Given instruction:
From the records below, copy every line that contains the word "this".

-- start of Records supplied --

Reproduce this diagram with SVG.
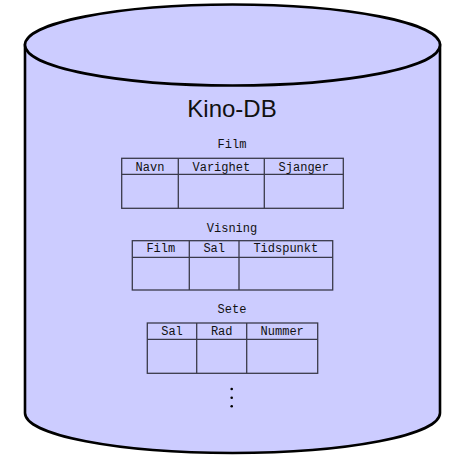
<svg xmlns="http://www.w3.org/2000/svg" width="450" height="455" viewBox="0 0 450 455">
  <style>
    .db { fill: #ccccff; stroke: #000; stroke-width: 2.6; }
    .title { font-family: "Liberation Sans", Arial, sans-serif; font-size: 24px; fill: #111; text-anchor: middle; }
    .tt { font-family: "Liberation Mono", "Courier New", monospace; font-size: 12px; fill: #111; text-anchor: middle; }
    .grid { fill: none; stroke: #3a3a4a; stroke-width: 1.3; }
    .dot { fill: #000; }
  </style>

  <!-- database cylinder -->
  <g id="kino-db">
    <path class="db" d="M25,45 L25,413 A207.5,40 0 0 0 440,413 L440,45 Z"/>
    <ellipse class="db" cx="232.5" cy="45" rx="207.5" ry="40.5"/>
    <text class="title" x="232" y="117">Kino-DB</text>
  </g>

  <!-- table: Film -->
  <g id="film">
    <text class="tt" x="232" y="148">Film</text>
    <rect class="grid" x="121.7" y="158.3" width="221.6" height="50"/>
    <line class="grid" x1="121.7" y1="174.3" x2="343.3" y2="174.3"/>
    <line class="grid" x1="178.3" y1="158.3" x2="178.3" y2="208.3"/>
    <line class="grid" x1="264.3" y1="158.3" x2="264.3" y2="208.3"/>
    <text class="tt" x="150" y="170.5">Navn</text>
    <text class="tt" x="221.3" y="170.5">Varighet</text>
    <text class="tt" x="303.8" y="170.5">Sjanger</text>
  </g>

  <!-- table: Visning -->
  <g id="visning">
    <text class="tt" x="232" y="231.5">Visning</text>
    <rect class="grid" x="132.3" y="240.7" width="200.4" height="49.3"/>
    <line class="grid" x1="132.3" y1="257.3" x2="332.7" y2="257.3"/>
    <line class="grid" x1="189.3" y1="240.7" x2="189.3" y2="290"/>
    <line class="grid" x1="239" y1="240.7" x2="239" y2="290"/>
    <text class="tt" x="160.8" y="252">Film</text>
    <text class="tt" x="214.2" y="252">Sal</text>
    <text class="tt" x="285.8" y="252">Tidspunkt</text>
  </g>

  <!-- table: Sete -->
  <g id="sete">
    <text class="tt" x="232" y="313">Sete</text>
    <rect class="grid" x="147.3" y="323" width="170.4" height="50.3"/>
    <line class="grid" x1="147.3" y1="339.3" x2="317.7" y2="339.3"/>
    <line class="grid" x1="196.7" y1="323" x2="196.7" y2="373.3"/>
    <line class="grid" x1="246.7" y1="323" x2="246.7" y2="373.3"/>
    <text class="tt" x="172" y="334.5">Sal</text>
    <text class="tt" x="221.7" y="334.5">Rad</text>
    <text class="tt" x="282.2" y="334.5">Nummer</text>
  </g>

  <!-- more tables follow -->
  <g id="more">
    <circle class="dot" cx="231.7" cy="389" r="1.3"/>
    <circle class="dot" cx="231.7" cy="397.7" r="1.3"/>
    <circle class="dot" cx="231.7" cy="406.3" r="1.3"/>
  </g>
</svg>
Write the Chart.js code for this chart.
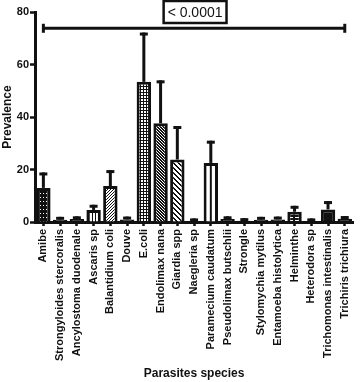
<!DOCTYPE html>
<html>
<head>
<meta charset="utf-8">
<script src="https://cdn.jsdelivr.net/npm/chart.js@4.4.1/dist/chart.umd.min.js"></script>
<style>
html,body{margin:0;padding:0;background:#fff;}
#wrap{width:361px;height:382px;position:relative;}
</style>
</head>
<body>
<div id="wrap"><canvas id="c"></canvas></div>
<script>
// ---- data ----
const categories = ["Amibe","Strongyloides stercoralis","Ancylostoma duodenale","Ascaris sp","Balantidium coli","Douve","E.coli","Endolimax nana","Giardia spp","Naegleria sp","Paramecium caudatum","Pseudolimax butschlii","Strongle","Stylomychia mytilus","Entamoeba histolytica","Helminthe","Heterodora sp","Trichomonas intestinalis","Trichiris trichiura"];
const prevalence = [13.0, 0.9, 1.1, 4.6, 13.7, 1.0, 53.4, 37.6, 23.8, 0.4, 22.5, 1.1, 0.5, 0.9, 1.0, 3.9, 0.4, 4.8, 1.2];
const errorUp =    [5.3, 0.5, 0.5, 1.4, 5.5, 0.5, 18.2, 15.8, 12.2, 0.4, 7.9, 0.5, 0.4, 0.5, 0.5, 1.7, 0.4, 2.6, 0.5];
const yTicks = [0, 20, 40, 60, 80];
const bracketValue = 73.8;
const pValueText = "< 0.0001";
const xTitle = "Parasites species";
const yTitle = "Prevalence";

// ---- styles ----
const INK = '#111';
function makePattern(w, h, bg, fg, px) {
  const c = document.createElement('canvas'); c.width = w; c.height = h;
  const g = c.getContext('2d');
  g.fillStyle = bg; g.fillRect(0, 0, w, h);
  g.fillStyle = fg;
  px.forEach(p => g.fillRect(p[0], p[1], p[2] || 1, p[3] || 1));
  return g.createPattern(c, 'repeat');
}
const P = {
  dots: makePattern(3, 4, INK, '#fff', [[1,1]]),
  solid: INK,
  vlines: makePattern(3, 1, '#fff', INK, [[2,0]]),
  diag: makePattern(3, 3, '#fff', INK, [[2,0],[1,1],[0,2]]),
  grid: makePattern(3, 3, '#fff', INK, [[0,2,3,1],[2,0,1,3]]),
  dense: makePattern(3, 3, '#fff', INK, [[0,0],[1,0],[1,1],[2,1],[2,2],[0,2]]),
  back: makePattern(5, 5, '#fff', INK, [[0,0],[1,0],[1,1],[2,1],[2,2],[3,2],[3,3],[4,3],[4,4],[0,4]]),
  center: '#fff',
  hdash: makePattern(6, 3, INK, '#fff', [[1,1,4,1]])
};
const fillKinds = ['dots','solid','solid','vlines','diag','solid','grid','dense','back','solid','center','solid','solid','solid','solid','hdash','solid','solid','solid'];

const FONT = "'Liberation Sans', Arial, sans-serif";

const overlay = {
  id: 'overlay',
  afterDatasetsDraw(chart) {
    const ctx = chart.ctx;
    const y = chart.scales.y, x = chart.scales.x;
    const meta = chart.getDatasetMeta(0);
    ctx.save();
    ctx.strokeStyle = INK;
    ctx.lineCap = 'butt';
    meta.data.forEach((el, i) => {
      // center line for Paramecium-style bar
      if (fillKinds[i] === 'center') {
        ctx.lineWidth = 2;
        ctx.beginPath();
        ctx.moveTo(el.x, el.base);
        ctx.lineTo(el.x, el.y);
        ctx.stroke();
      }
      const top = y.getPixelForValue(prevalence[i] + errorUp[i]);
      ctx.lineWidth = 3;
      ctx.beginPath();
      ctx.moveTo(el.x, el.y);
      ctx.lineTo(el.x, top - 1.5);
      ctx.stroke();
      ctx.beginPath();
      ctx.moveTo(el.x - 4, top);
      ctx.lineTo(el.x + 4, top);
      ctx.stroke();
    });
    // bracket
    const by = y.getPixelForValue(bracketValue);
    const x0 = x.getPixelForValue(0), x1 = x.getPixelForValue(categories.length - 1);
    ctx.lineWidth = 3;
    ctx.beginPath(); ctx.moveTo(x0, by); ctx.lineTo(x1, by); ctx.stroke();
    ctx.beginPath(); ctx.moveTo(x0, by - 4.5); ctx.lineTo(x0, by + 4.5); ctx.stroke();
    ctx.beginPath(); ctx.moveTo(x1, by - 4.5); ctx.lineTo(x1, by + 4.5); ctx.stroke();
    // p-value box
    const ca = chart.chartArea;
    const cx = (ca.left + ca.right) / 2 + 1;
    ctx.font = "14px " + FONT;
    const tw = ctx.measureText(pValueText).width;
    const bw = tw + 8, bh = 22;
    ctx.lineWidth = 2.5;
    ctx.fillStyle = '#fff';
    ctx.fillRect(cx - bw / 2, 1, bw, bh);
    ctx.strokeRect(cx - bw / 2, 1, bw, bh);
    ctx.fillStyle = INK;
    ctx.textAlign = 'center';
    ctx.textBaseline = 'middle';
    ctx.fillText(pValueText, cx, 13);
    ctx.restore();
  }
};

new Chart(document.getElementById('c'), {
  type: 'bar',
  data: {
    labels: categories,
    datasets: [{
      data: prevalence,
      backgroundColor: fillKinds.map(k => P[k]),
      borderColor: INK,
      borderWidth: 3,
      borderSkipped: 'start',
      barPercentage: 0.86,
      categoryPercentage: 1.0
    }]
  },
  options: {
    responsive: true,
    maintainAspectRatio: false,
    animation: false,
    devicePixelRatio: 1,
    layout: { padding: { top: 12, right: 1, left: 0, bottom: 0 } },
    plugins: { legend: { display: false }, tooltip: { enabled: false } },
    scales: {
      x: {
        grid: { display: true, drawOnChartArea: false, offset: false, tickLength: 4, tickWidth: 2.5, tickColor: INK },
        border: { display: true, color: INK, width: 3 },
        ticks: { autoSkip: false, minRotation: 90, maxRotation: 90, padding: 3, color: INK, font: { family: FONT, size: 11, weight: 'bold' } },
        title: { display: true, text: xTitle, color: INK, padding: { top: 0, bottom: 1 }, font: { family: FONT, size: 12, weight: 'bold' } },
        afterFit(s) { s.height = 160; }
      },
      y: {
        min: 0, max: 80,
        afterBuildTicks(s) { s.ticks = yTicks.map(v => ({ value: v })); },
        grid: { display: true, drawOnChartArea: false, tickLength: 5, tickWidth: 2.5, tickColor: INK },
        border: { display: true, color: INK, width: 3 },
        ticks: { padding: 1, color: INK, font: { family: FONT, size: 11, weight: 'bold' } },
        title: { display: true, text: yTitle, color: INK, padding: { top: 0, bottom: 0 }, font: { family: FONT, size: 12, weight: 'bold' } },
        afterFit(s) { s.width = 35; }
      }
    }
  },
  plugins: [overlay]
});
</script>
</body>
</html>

-- end of Records supplied --

The output:
Reproduce this diagram with SVG.
Write the Chart.js code for this chart.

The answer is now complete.